No one said an extra server, spin your Jenkins instance into a container :)

proski commented 3 years ago

I have an experimental Jenkins install in a container, but I don't want to do everything twice, especially routine plugin updates and cleanups. Anyway, we digress. My point is that Jenkins failing to load because an unused plugin has been removed is:

oleg-nenashev commented 3 years ago

I support keeping the current default behavior as-is. System configuration may contain mission-critical bits, e.g. security settings. Skipping such settings may lead to instances not working as expected.

There is no way to distinguish critical and non-critical settings at the moment. XStream has such engine for serialization, but I doubt it can be reused in JCasC.

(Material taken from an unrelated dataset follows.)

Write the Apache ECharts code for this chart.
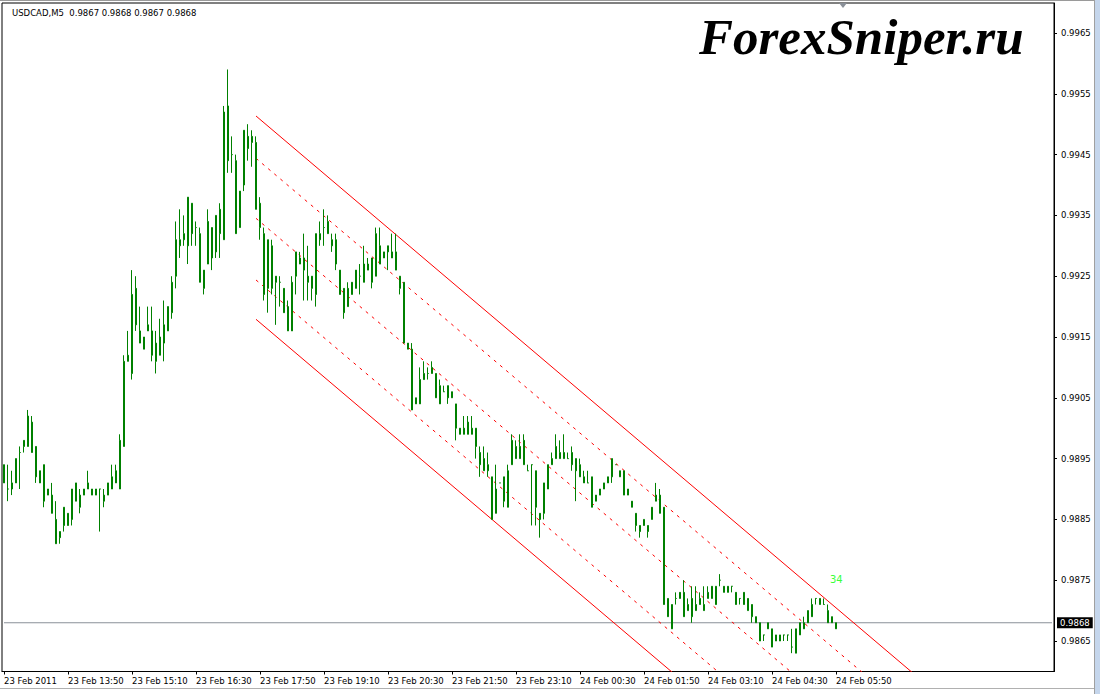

What we could do is improving developer tools so that users can verify configs before applying them

proski commented 3 years ago

Also, it would be nice to make JCasC own settings discoverable. They are not part of the downloaded configuration even if they are set to non-default values.

stale[bot] commented 3 years ago

This issue has been automatically marked as stale because it has not had recent activity. It will be closed if no further activity occurs. Thank you for your contributions.